Take the green tree frog. According to data provided by Wiens, the annual mean temperature in the species' range across the Southeast is about 66 degrees Fahrenheit. For its closely related "sister" species the barking tree frog, meanwhile, it's 65.3 degrees. The two species diverged some 13.4 million years ago, and their common ancestor is estimated to have lived in mean climatic conditions somewhere in between these two numbers, at 65.5 degrees.
The rate of evolutionary change in response to temperatures for these frogs is therefore extremely slow—"about 100,000 to 500,000 times slower than the expected rate of climate change within the range of the species from 2010 to 2100," Wiens says.
Even if you take a species that evolved much more rapidly in relation to changing temperatures, the conclusion remains the same. The species still didn't change fast enough in the past for scientists to think that it can evolve to keep up with global warming in the future.
An example of a faster evolving species would be the Northern banded newt, which lives at relatively high altitudes in a range that spans from Russia to Turkey. Annual mean temperatures in its habitat are about 50.4 degrees Fahrenheit; but for a closely related species, the Southern banded newt, the average temperature is vastly different—65.7 degrees. The two species' common ancestor is estimated to have lived only 350,000 years ago, amid mean temperatures of about 59.5 degrees. Adaptation to new climatic conditions among these newts thus happened much faster than among tree frogs—“but still about 1,600 to 4,700 times slower” than the kind of changes we expect from global warming, according to Wiens.
In the new paper, Wiens and his coauthor apply a similar analysis to several hundred other species, ranging from cranes and crocodiles to hawks and turtles.
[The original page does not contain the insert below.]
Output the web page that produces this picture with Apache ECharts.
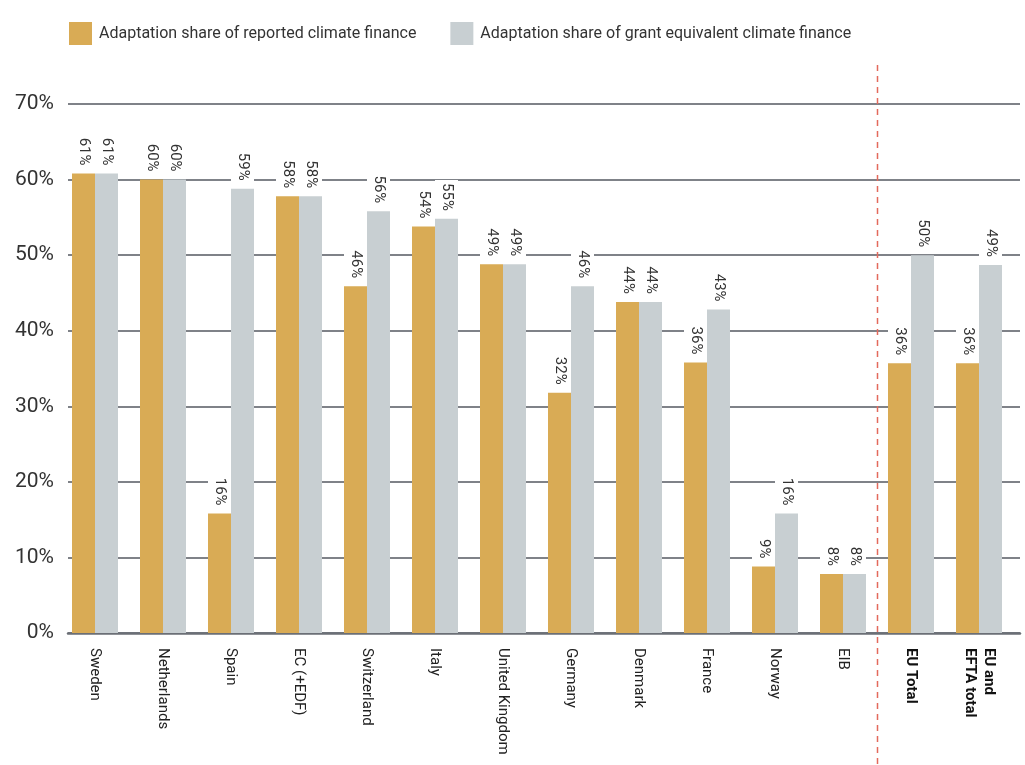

And none adjusted to temperatures in the evolutionary past at anything like the rate at which temperature change is now coming.
This does not mean that each and every species will go extinct. Some may shift their ranges to keep up with favorable temperatures. Some may perish in certain locales but not others. And some may find a means of coping in a changed environment. Just because these species have never experienced what climate change is about to throw at them doesn't prove that they're incapable of surviving it.
Nonetheless, the new research as a whole validates a striking statement made recently by the renowned climate scientist Michael Mann of Penn State University. At a Climate Desk Live event in May, Mann remarked that there is "no evidence" from the planet's past to suggest that life can adapt to changes as rapid as the ones we've now set in motion.
Wiens' data add an exclamation point to Mann's statement. And it also raises an unavoidable question: What is going to happen to the species responsible for all of this, namely, humans?
"Humans will be fine," says Wiens, "because we have things like clothes and air conditioning."